Implications of this review
The irregularities in Mr. Fitzpatrick’s review require a serious look at what has occurred in judicial polity in Tennessee in the past decade. A review of existing practice strongly suggests that grand juries are multiply co-opted out of their members’ rights and authority to prosecute crimes by state actors.
The grand jury is a powerful instrument belonging to the people, one by which they can investigate lawlessness and violations of constitutional rights by agencies and state and local offices. Roger Roots, in a legal history, Conviction Factory, says DAs and states have neutered grand juries and made them servants of the inquisitorial and accusatory corporate and commercial state.

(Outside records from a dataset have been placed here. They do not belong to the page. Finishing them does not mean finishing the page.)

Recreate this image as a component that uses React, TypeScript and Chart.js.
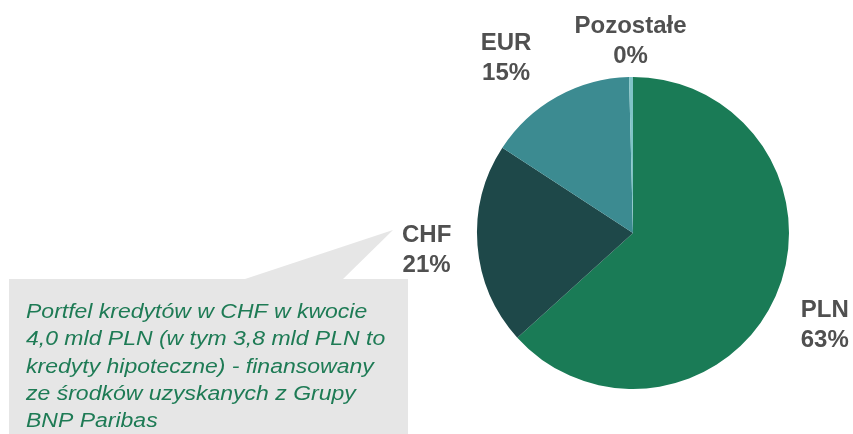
import React, { useEffect, useRef } from "react";
import { Chart, registerables } from "chart.js";

Chart.register(...registerables);

const categories = ["PLN", "CHF", "EUR", "Pozostałe"];
const shares = [63.3, 20.9, 15.4, 0.4];
const sliceColors = ["#1a7b56", "#1e4849", "#3c8b91", "#80c4c7"];
const labelDistance = [212, 207, 205, 194];
const labelNudgeX = [-2, 0, -27, 0];
const labelNudgeY = [6, 1, 4, 2];
const calloutLines = [
  "Portfel kredytów w CHF w kwocie",
  "4,0 mld PLN (w tym 3,8 mld PLN to",
  "kredyty hipoteczne) - finansowany",
  "ze środków uzyskanych z Grupy",
  "BNP Paribas",
];

const calloutPlugin = {
  id: "callout",
  beforeDraw(chart: any) {
    const ctx = chart.ctx;
    ctx.save();
    ctx.fillStyle = "#e6e6e6";
    ctx.fillRect(9, 279, 399, 170);
    ctx.beginPath();
    ctx.moveTo(242, 280);
    ctx.lineTo(393, 230);
    ctx.lineTo(342, 280);
    ctx.closePath();
    ctx.fill();
    ctx.fillStyle = "#1e7b55";
    ctx.font = "italic 20px 'Liberation Sans', Arial, sans-serif";
    ctx.textAlign = "left";
    ctx.textBaseline = "alphabetic";
    calloutLines.forEach((line, i) => {
      ctx.save();
      ctx.translate(26, 318 + i * 27.3);
      ctx.scale(1.15, 1);
      ctx.fillText(line, 0, 0);
      ctx.restore();
    });
    ctx.restore();
  },
};

const labelPlugin = {
  id: "sliceLabels",
  afterDraw(chart: any) {
    const ctx = chart.ctx;
    const meta = chart.getDatasetMeta(0);
    ctx.save();
    ctx.fillStyle = "#505050";
    ctx.font = "bold 24px 'Liberation Sans', Arial, sans-serif";
    ctx.textAlign = "center";
    ctx.textBaseline = "middle";
    meta.data.forEach((arc: any, i: number) => {
      const p = arc.getProps(["x", "y", "startAngle", "endAngle"], true);
      const mid = (p.startAngle + p.endAngle) / 2;
      const d = labelDistance[i];
      const x = p.x + Math.cos(mid) * d + labelNudgeX[i];
      const y = p.y + Math.sin(mid) * d + labelNudgeY[i];
      ctx.fillText(categories[i], x, y - 15);
      ctx.fillText(Math.round(shares[i]) + "%", x, y + 15);
    });
    ctx.restore();
  },
};

export default function App() {
  const ref = useRef<HTMLCanvasElement>(null);
  useEffect(() => {
    if (!ref.current) return;
    const chart = new Chart(ref.current, {
      type: "pie",
      data: {
        labels: categories,
        datasets: [
          {
            data: shares,
            backgroundColor: sliceColors,
            borderWidth: 0,
          },
        ],
      },
      options: {
        responsive: false,
        animation: false,
        devicePixelRatio: 1,
        rotation: 0,
        layout: { padding: { left: 477, right: 64, top: 77, bottom: 45 } },
        plugins: {
          legend: { display: false },
          tooltip: { enabled: false },
        },
      },
      plugins: [calloutPlugin, labelPlugin],
    });
    return () => chart.destroy();
  }, []);
  return (
    <div style={{ position: "absolute", left: 0, top: 0, width: 853, height: 434, background: "#fff" }}>
      <canvas ref={ref} width={853} height={434} />
    </div>
  );
}
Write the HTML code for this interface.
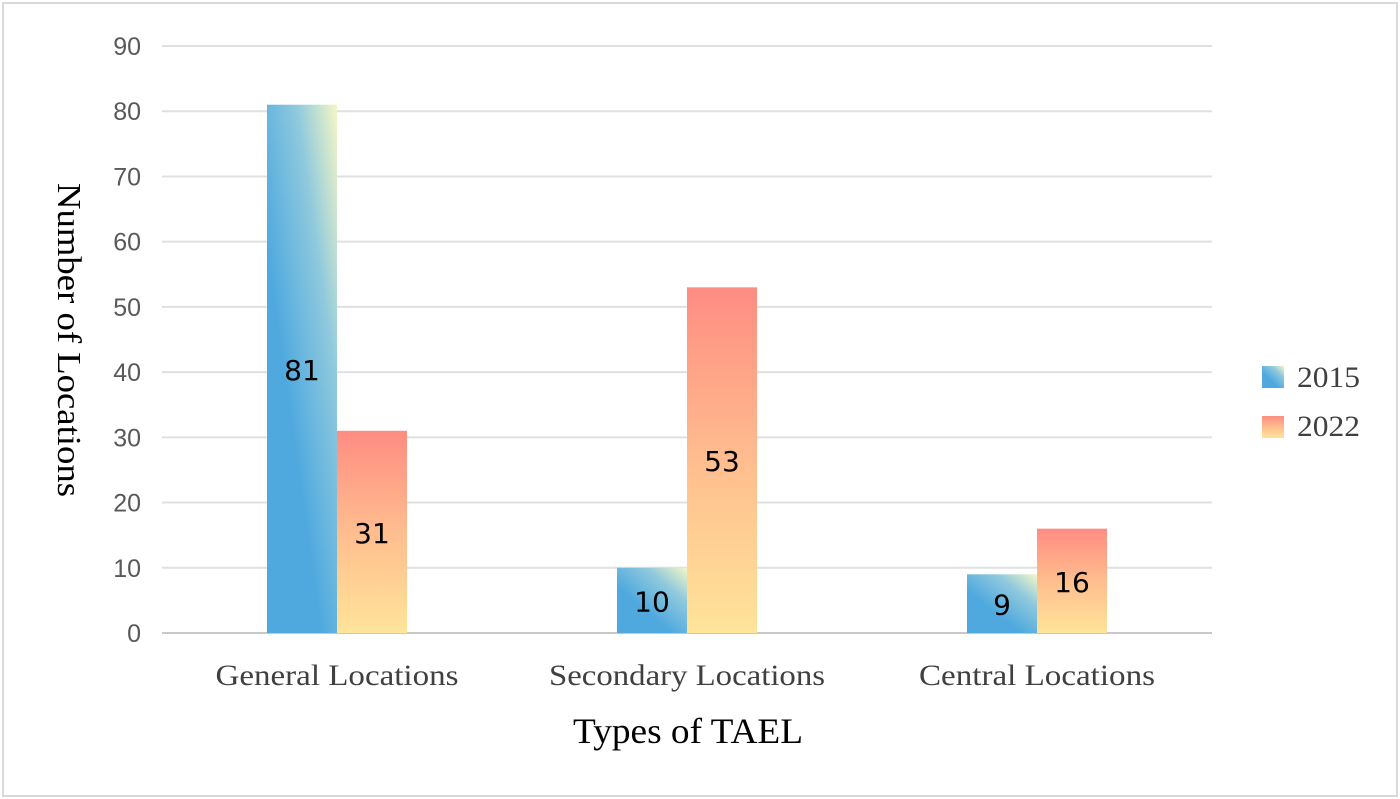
<!DOCTYPE html>
<html><head><meta charset="utf-8"><style>
html,body{margin:0;padding:0;background:#fff;}
svg{display:block;}
</style></head><body>
<svg id="chart" width="1400" height="799" xmlns="http://www.w3.org/2000/svg">
<defs>
<linearGradient id="gBlue" x1="0.4" y1="0.65" x2="1" y2="0">
<stop offset="0" stop-color="#4FA9DE"/><stop offset="0.55" stop-color="#8FC9DD"/><stop offset="1" stop-color="#F4F7C6"/>
</linearGradient>
<linearGradient id="gRed" x1="0" y1="0" x2="0" y2="1">
<stop offset="0" stop-color="#FF8C82"/><stop offset="0.5" stop-color="#FFBD8E"/><stop offset="1" stop-color="#FFE49A"/>
</linearGradient>
</defs>
<rect x="3" y="3" width="1394" height="793" fill="#fff" stroke="#d9d9d9" stroke-width="2"/>
<g id="grid"></g><g id="bars"></g><g id="labels"></g>
<text x="0" y="0" transform="translate(58,340) rotate(90)" text-anchor="middle" textLength="314" lengthAdjust="spacingAndGlyphs" font-family="Liberation Serif, serif" font-size="34" fill="#000">Number of Locations</text>
<text x="688" y="743" text-anchor="middle" textLength="230" lengthAdjust="spacingAndGlyphs" font-family="Liberation Serif, serif" font-size="36" fill="#000">Types of TAEL</text>
<rect x="1262" y="366" width="22" height="22" fill="url(#gBlue)"/>
<text x="1297" y="387" textLength="63" lengthAdjust="spacingAndGlyphs" font-family="Liberation Serif, serif" font-size="30" fill="#404040">2015</text>
<rect x="1262" y="416" width="22" height="22" fill="url(#gRed)"/>
<text x="1297" y="436" textLength="63" lengthAdjust="spacingAndGlyphs" font-family="Liberation Serif, serif" font-size="30" fill="#404040">2022</text>
</svg>
<script>
const categories = ["General Locations","Secondary Locations","Central Locations"];
const values2015 = [81,10,9];
const values2022 = [31,53,16];
const yTicks = [0,10,20,30,40,50,60,70,80,90];
const NS="http://www.w3.org/2000/svg";
const x0=162,x1=1212,y0=633,yTop=46,yMax=90;
const yS=v=>y0-(v/yMax)*(y0-yTop);
const bw=(x1-x0)/categories.length;
const catLen=[243,276,236];
function mk(tag,attrs,parent,txt){const e=document.createElementNS(NS,tag);for(const k in attrs)e.setAttribute(k,attrs[k]);if(txt!==undefined)e.textContent=txt;parent.appendChild(e);return e;}
const grid=document.getElementById('grid'),bars=document.getElementById('bars'),labels=document.getElementById('labels');
yTicks.forEach(t=>{
  const l=mk('line',{x1:x0,x2:x1,y1:yS(t),y2:yS(t),stroke:t===0?'#c8c8c8':'#e0e0e0','stroke-width':2},grid);
  
  
  const tx=mk('text',{x:141,y:yS(t)+9,'text-anchor':'end','font-family':'Liberation Sans, sans-serif','font-size':25,fill:'#595959'},labels,String(t));
  
  
});
categories.forEach((c,i)=>{
  const cx=x0+bw*(i+0.5);
  const w=70;
  [[values2015[i],cx-w,'url(#gBlue)','2015'],[values2022[i],cx,'url(#gRed)','2022']].forEach(([v,x,f,s])=>{
    const r=mk('rect',{x:x,y:yS(v),width:w,height:y0-yS(v),fill:f},bars);
    
    
    const t=mk('text',{x:x+w/2,y:(yS(v)+y0)/2+11,'text-anchor':'middle','font-family':'DejaVu Sans, Liberation Sans, sans-serif','font-size':28,fill:'#000'},labels,String(v));
    
    
  });
  const cl=mk('text',{x:cx,y:685,'text-anchor':'middle',textLength:catLen[i],lengthAdjust:'spacingAndGlyphs','font-family':'Liberation Serif, serif','font-size':30,fill:'#404040'},labels,c);
  
  
});
</script>
</body></html>
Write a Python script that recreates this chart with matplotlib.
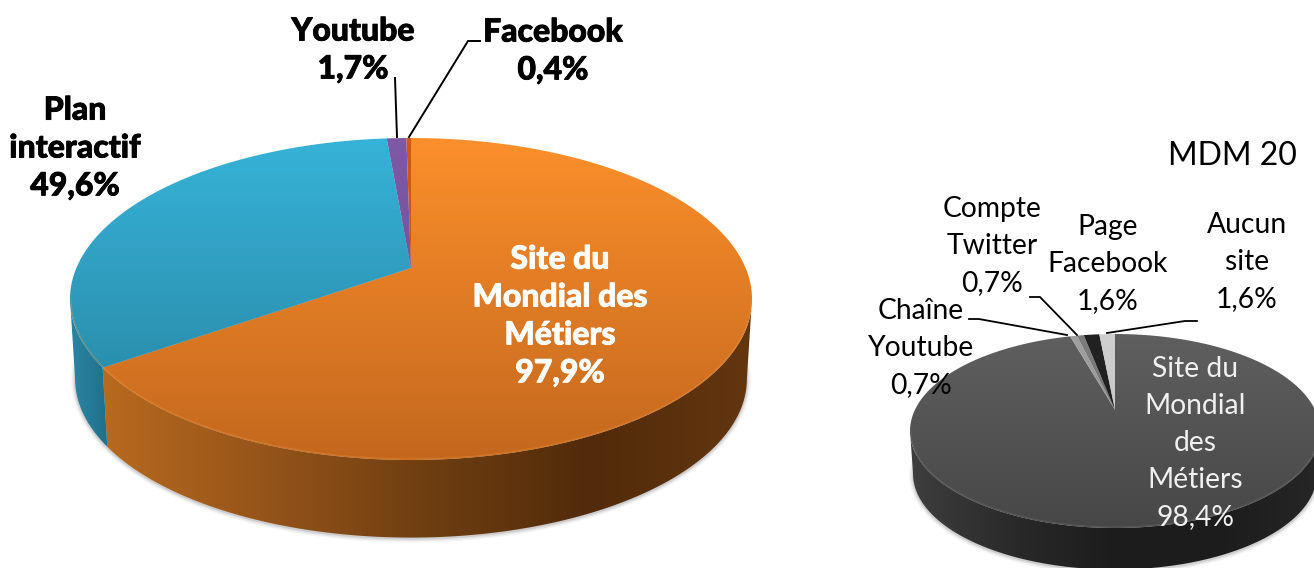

Since February 2018 I have worked for police traffic arrest reform, required under the clear intent and scope of Tenn. Code Ann. Title 55, the motor and other vehicles law regulating shipping. Courts, police and DAs ignore this law and its clear limits and bring humiliation and injury among the entire body of the citizenry in the state. To think I have to get through a judge-appointed foreman to lodge a complaint of criminal activity by sheriffs and police departments makes me believe such a route to reform is impossible. In other words, we have no means of redress of grievance against false arrest and state violations of the shipping law through our chief protector, the grand jury.
Says Mr. Fitzpatrick: “The government has stripped grand juries of their ability to decide on their own to self-regulate, to act as their own independent entity. They’ve been taken over by prosecutors who are directing each and every act.
“The foreman is assisting the judge and the prosecutor, feeding the system of the police-growth industry. The foreman’s alliance with judges and prosecutors facilitates the prison-for-profit business model. I fear that the ruin of thousands of families in Tennessee can be traced back to these protocols the U.S. supreme court has outlawed in two major rulings.”
Mr. Fitzpatrick says the quirks in Hamilton County’s grand jury records are typical of problems he has unearthed in McMinn, Monroe, Davidson, Shelby and others of the state’s 95 counties.